Galileo Galilei (1564-1642), often called the 'father of modern observational astronomy,' transformed the field through his pioneering use of the telescope. His discoveries - including Jupiter's four largest moons, the phases of Venus, lunar topography, and sunspots - provided direct evidence against the traditional geocentric worldview. Galileo also articulated fundamental principles of motion, helping unite terrestrial and celestial physics and laying crucial groundwork for Newton's later synthesis.
6. Johannes Kepler

Johannes Kepler (1571-1630), a German mathematician-astronomer, uncovered the three laws of planetary motion that describe elliptical orbits, equal areas in equal times, and the relationship between orbital period and distance. Using Tycho Brahe's meticulously gathered data, he broke decisively from circular-orbit tradition and revealed the true geometry of the solar system. His insights not only validated heliocentrism but became a cornerstone of gravitational theory.
7. Isaac Newton

Isaac Newton (1643-1727) unified the heavens and the Earth under one set of physical laws, demonstrating that gravity governs both falling apples and planetary motion. His "Philosophiae Naturalis Principia Mathematica" formulated the laws of motion and the universal law of gravitation, mathematically explaining Kepler's orbital laws. By showing that natural forces could account for celestial order, Newton forever changed the scientific understanding of the universe.
8. William Herschel

Born in Germany but working in England, William Herschel (1738-1822) became one of the most influential astronomers of the 18th century. He discovered the planet Uranus - the first new planet found in modern history - and charted thousands of nebulae and star clusters.

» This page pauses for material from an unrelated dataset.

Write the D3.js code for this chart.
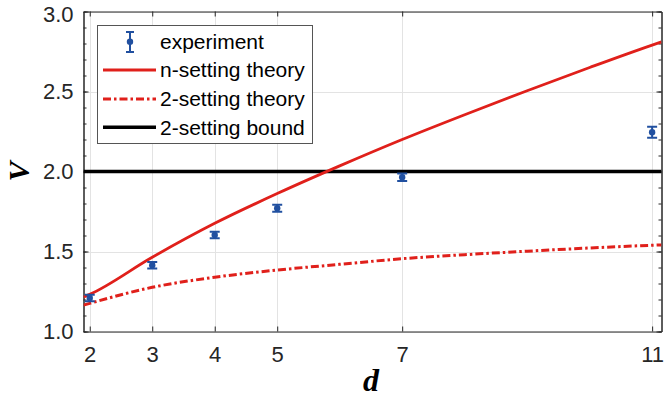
<!DOCTYPE html>
<html>
<head>
<meta charset="utf-8">
<script src="https://cdn.jsdelivr.net/npm/d3@7"></script>
<style>
  html, body { margin: 0; padding: 0; background: #fff; }
  svg { display: block; }
</style>
</head>
<body>
<svg id="chart" width="665" height="398"></svg>
<script>
// ---- data ----
const xTicks = [2, 3, 4, 5, 7, 11];
const yTicks = [1.0, 1.5, 2.0, 2.5, 3.0];
const expD = [2, 3, 4, 5, 7, 11];
const expV = [1.209, 1.414, 1.603, 1.770, 1.964, 2.245];
const expErr = [0.020, 0.020, 0.020, 0.022, 0.023, 0.034];
const theoryD = [1.9, 2, 3, 4, 5, 6, 7, 8, 9, 10, 11, 11.15];
const nSettingV = [1.215, 1.232, 1.464, 1.676, 1.862, 2.035, 2.200, 2.355, 2.505, 2.650, 2.790, 2.810];
const twoSettingV = [1.165, 1.176, 1.276, 1.339, 1.384, 1.420, 1.455, 1.480, 1.502, 1.522, 1.539, 1.541];
const boundV = 2.0;
const legendLabels = ["experiment", "n-setting theory", "2-setting theory", "2-setting bound"];

// ---- layout ----
const svg = d3.select("#chart");
const L = 83.5, R = 661.5, T = 11.5, B = 331.5;
const x = d3.scaleLinear().domain([1.9, 11.15]).range([L, R]);
const y = d3.scaleLinear().domain([1.0, 3.0]).range([B, T]);
const axisColor = "#262626";
const red = "#e0201b";
const blue = "#2150a0";

// grid
const grid = svg.append("g");
grid.selectAll(".gx").data(xTicks).join("line")
  .attr("x1", d => Math.round(x(d)) + 0.5).attr("x2", d => Math.round(x(d)) + 0.5)
  .attr("y1", T).attr("y2", B).attr("stroke", "#e3e3e3").attr("stroke-width", 1);
grid.selectAll(".gy").data(yTicks).join("line")
  .attr("y1", d => Math.round(y(d)) + 0.5).attr("y2", d => Math.round(y(d)) + 0.5)
  .attr("x1", L).attr("x2", R).attr("stroke", "#e3e3e3").attr("stroke-width", 1);

// axes with inner ticks (MATLAB style)
const yMinor = d3.range(10, 31).map(v => v / 10);
const axBottom = d3.axisBottom(x).tickValues(xTicks).tickFormat(d3.format("d")).tickSizeInner(-5).tickSizeOuter(0).tickPadding(15);
const axTop = d3.axisTop(x).tickValues(xTicks).tickFormat("").tickSizeInner(-5).tickSizeOuter(0);
const axLeft = d3.axisLeft(y).tickValues(yTicks).tickFormat(d3.format(".1f")).tickSizeInner(-5).tickSizeOuter(0).tickPadding(10);
const axRight = d3.axisRight(y).tickValues(yTicks).tickFormat("").tickSizeInner(-5).tickSizeOuter(0);
const axLeftMinor = d3.axisLeft(y).tickValues(yMinor).tickFormat("").tickSizeInner(-3).tickSizeOuter(0);
const axRightMinor = d3.axisRight(y).tickValues(yMinor).tickFormat("").tickSizeInner(-3).tickSizeOuter(0);

function style(g) {
  g.select(".domain").attr("stroke", axisColor);
  g.selectAll(".tick line").attr("stroke", axisColor);
  g.selectAll("text").attr("fill", axisColor)
    .style("font-family", "Arial, 'Liberation Sans', sans-serif").style("font-size", "22px");
}
svg.append("g").attr("transform", `translate(0,${B})`).call(axBottom).call(style);
svg.append("g").attr("transform", `translate(0,${T})`).call(axTop).call(style);
svg.append("g").attr("transform", `translate(${L},0)`).call(axLeftMinor).call(style);
svg.append("g").attr("transform", `translate(${R},0)`).call(axRightMinor).call(style);
const leftAxis = svg.append("g").attr("transform", `translate(${L},0)`).call(axLeft).call(style);
svg.append("g").attr("transform", `translate(${R},0)`).call(axRight).call(style);
// keep the top label inside the canvas
leftAxis.selectAll(".tick text").filter(d => d === 3.0).attr("dy", "0.45em");

// plot clip
svg.append("clipPath").attr("id", "clip").append("rect")
  .attr("x", L).attr("y", T).attr("width", R - L).attr("height", B - T);
const plot = svg.append("g").attr("clip-path", "url(#clip)");

const line = d3.line().curve(d3.curveMonotoneX);

// bound
plot.append("line")
  .attr("x1", L).attr("x2", R).attr("y1", y(boundV)).attr("y2", y(boundV))
  .attr("stroke", "#000").attr("stroke-width", 3.5);

// 2-setting theory
plot.append("path")
  .attr("d", line(theoryD.map((d, i) => [x(d), y(twoSettingV[i])])))
  .attr("fill", "none").attr("stroke", red).attr("stroke-width", 3)
  .attr("stroke-dasharray", "8,3,2.5,3");

// n-setting theory
plot.append("path")
  .attr("d", line(theoryD.map((d, i) => [x(d), y(nSettingV[i])])))
  .attr("fill", "none").attr("stroke", red).attr("stroke-width", 2.8);

// experiment error bars
const eb = plot.append("g").attr("stroke", blue).attr("stroke-width", 2).attr("fill", blue);
expD.forEach((d, i) => {
  const cx = x(d), y1 = y(expV[i] - expErr[i]), y2 = y(expV[i] + expErr[i]);
  eb.append("line").attr("x1", cx).attr("x2", cx).attr("y1", y1).attr("y2", y2);
  eb.append("line").attr("x1", cx - 5).attr("x2", cx + 5).attr("y1", y1).attr("y2", y1);
  eb.append("line").attr("x1", cx - 5).attr("x2", cx + 5).attr("y1", y2).attr("y2", y2);
  eb.append("circle").attr("cx", cx).attr("cy", y(expV[i])).attr("r", 3.2).attr("stroke", "none");
});

// axis labels
svg.append("text")
  .attr("transform", `translate(29,${y(2.0)}) rotate(-90)`)
  .attr("text-anchor", "middle")
  .style("font-family", "'Liberation Serif', 'Times New Roman', serif")
  .style("font-style", "italic").style("font-weight", "bold").style("font-size", "30px")
  .text("V");
svg.append("text")
  .attr("x", x(6.5)).attr("y", 391)
  .attr("text-anchor", "middle")
  .style("font-family", "'Liberation Serif', 'Times New Roman', serif")
  .style("font-style", "italic").style("font-weight", "bold").style("font-size", "32px")
  .text("d");

// legend
const lg = svg.append("g");
lg.append("rect").attr("x", 97.5).attr("y", 25.5).attr("width", 215).attr("height", 118)
  .attr("fill", "#fff").attr("stroke", "#555").attr("stroke-width", 1);
const rowY = [41.7, 70, 99, 127.3];
const lx1 = 103, lx2 = 156, tx = 160;
// experiment sample
const le = lg.append("g").attr("stroke", blue).attr("stroke-width", 2).attr("fill", blue);
le.append("line").attr("x1", 130).attr("x2", 130).attr("y1", 32).attr("y2", 52);
le.append("line").attr("x1", 126).attr("x2", 134).attr("y1", 32).attr("y2", 32);
le.append("line").attr("x1", 126).attr("x2", 134).attr("y1", 52).attr("y2", 52);
le.append("circle").attr("cx", 130).attr("cy", 41.7).attr("r", 3.2).attr("stroke", "none");
lg.append("line").attr("x1", lx1).attr("x2", lx2).attr("y1", rowY[1]).attr("y2", rowY[1])
  .attr("stroke", red).attr("stroke-width", 2.8);
lg.append("line").attr("x1", lx1).attr("x2", lx2).attr("y1", rowY[2]).attr("y2", rowY[2])
  .attr("stroke", red).attr("stroke-width", 3).attr("stroke-dasharray", "8,3,2.5,3");
lg.append("line").attr("x1", lx1).attr("x2", lx2).attr("y1", rowY[3]).attr("y2", rowY[3])
  .attr("stroke", "#000").attr("stroke-width", 3.5);
lg.selectAll("text.lab").data(legendLabels).join("text")
  .attr("x", tx).attr("y", (d, i) => rowY[i]).attr("dy", "0.35em")
  .attr("fill", "#000")
  .style("font-family", "Arial, 'Liberation Sans', sans-serif").style("font-size", "21px")
  .text(d => d);
</script>
</body>
</html>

Herschel also attempted the first systematic map of the Milky Way, recognizing its flattened disk-like structure, and investigated stellar motions, establishing astronomy as a truly galactic science.
9. Henrietta Swan Leavitt

Henrietta Swan Leavitt (1868-1921) was an American astronomer whose study of Cepheid variable stars revealed the period-luminosity relationship, showing that brighter Cepheids have longer cycles. This breakthrough provided a 'standard candle' for measuring cosmic distances, becoming a fundamental tool for mapping the universe. Her work enabled later astronomers - most notably Edwin Hubble - to determine the scale of the Milky Way and prove the existence of other galaxies.
10. Edwin Hubble

Edwin Hubble (1889-1953) transformed modern cosmology by demonstrating that the Milky Way is only one of many galaxies and that the universe is expanding. His observations of Cepheid variables in the Andromeda nebula proved it lay far outside our galaxy, and his velocity-distance law (Hubble's Law) revealed a dynamic, growing cosmos. Hubble's discoveries inaugurated observational cosmology and permanently altered humanity's conception of the universe.